-------- AVAILABLE DATA --------

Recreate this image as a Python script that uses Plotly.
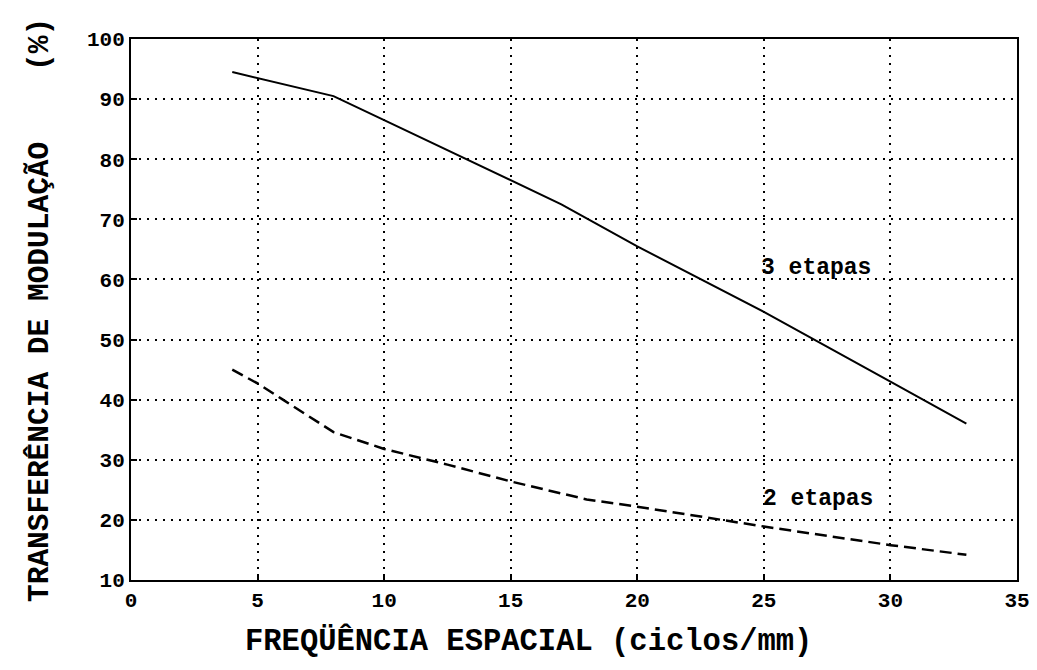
import plotly.graph_objects as go

# Data
freq_3 = [4, 5, 8, 10, 13, 15, 17, 20, 25, 30, 33]
mtf_3 = [94.5, 93.5, 90.5, 86.5, 80.5, 76.5, 72.5, 65.5, 54.6, 43.0, 36.0]

freq_2 = [4, 5, 6, 8, 10, 12.5, 15, 18, 20, 25, 30, 33]
mtf_2 = [45.0, 42.7, 40.0, 34.6, 31.8, 29.2, 26.4, 23.4, 22.2, 18.9, 15.8, 14.2]

x_ticks = [0, 5, 10, 15, 20, 25, 30, 35]
y_ticks = [10, 20, 30, 40, 50, 60, 70, 80, 90, 100]

labels = ["3 etapas", "2 etapas"]
label_x = [27.06, 27.13]
label_y = [61.9, 23.4]

x_title = "FREQÜÊNCIA ESPACIAL (ciclos/mm)"
y_title = "TRANSFERÊNCIA DE MODULAÇÃO\u00a0\u00a0\u00a0\u00a0(%)"

FONT = "Liberation Mono"
PW, PH = 886, 541  # plot size in px

fig = go.Figure()
fig.add_trace(go.Scatter(x=freq_3, y=mtf_3, mode="lines", name=labels[0],
                         line=dict(color="black", width=2)))
fig.add_trace(go.Scatter(x=freq_2, y=mtf_2, mode="lines", name=labels[1],
                         line=dict(color="black", width=2.5, dash="12px,6px")))

for t, lx, ly in zip(labels, label_x, label_y):
    fig.add_annotation(x=lx, y=ly, text=t, showarrow=False, xref="x", yref="y",
                       xanchor="center", yanchor="middle",
                       font=dict(family=FONT, size=23, color="black", weight="bold"))

fig.add_annotation(text=x_title, showarrow=False,
                   xref="x domain", yref="y domain",
                   x=(528 - 131) / PW, y=(580 - 641) / PH,
                   xanchor="center", yanchor="middle",
                   font=dict(family=FONT, size=30.5, color="black", weight="bold"))
fig.add_annotation(text=y_title, showarrow=False, textangle=-90,
                   xref="x domain", yref="y domain",
                   x=(40 - 131) / PW, y=(580 - 310) / PH,
                   xanchor="center", yanchor="middle",
                   font=dict(family=FONT, size=29.5, color="black", weight="bold"))

axis_common = dict(
    showline=True, linecolor="black", linewidth=2, mirror=True,
    ticks="inside", ticklen=6, tickcolor="black", tickwidth=2,
    showgrid=True, gridcolor="black", gridwidth=1.5, griddash="2px,6px",
    zeroline=False,
    tickfont=dict(family=FONT, size=21, color="black", weight="bold"),
)

fig.update_xaxes(range=[0, 35], tickvals=x_ticks, ticktext=[str(v) for v in x_ticks], **axis_common)
fig.update_yaxes(range=[10, 100], tickvals=y_ticks, ticktext=[str(v) for v in y_ticks], **axis_common)

fig.update_layout(
    width=1037, height=670,
    margin=dict(l=123, r=28, t=31, b=98, autoexpand=False),
    paper_bgcolor="white", plot_bgcolor="white",
    showlegend=False,
)

fig.write_html("out.html")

--------

▸ SHORT PROBLEM
Reproduce the material above from its first line through the line containing "54.6, 43.0, 36.0]", both ends included, and skip every picture.

▸ RESULT
Recreate this image as a Python script that uses Plotly.
import plotly.graph_objects as go

# Data
freq_3 = [4, 5, 8, 10, 13, 15, 17, 20, 25, 30, 33]
mtf_3 = [94.5, 93.5, 90.5, 86.5, 80.5, 76.5, 72.5, 65.5, 54.6, 43.0, 36.0]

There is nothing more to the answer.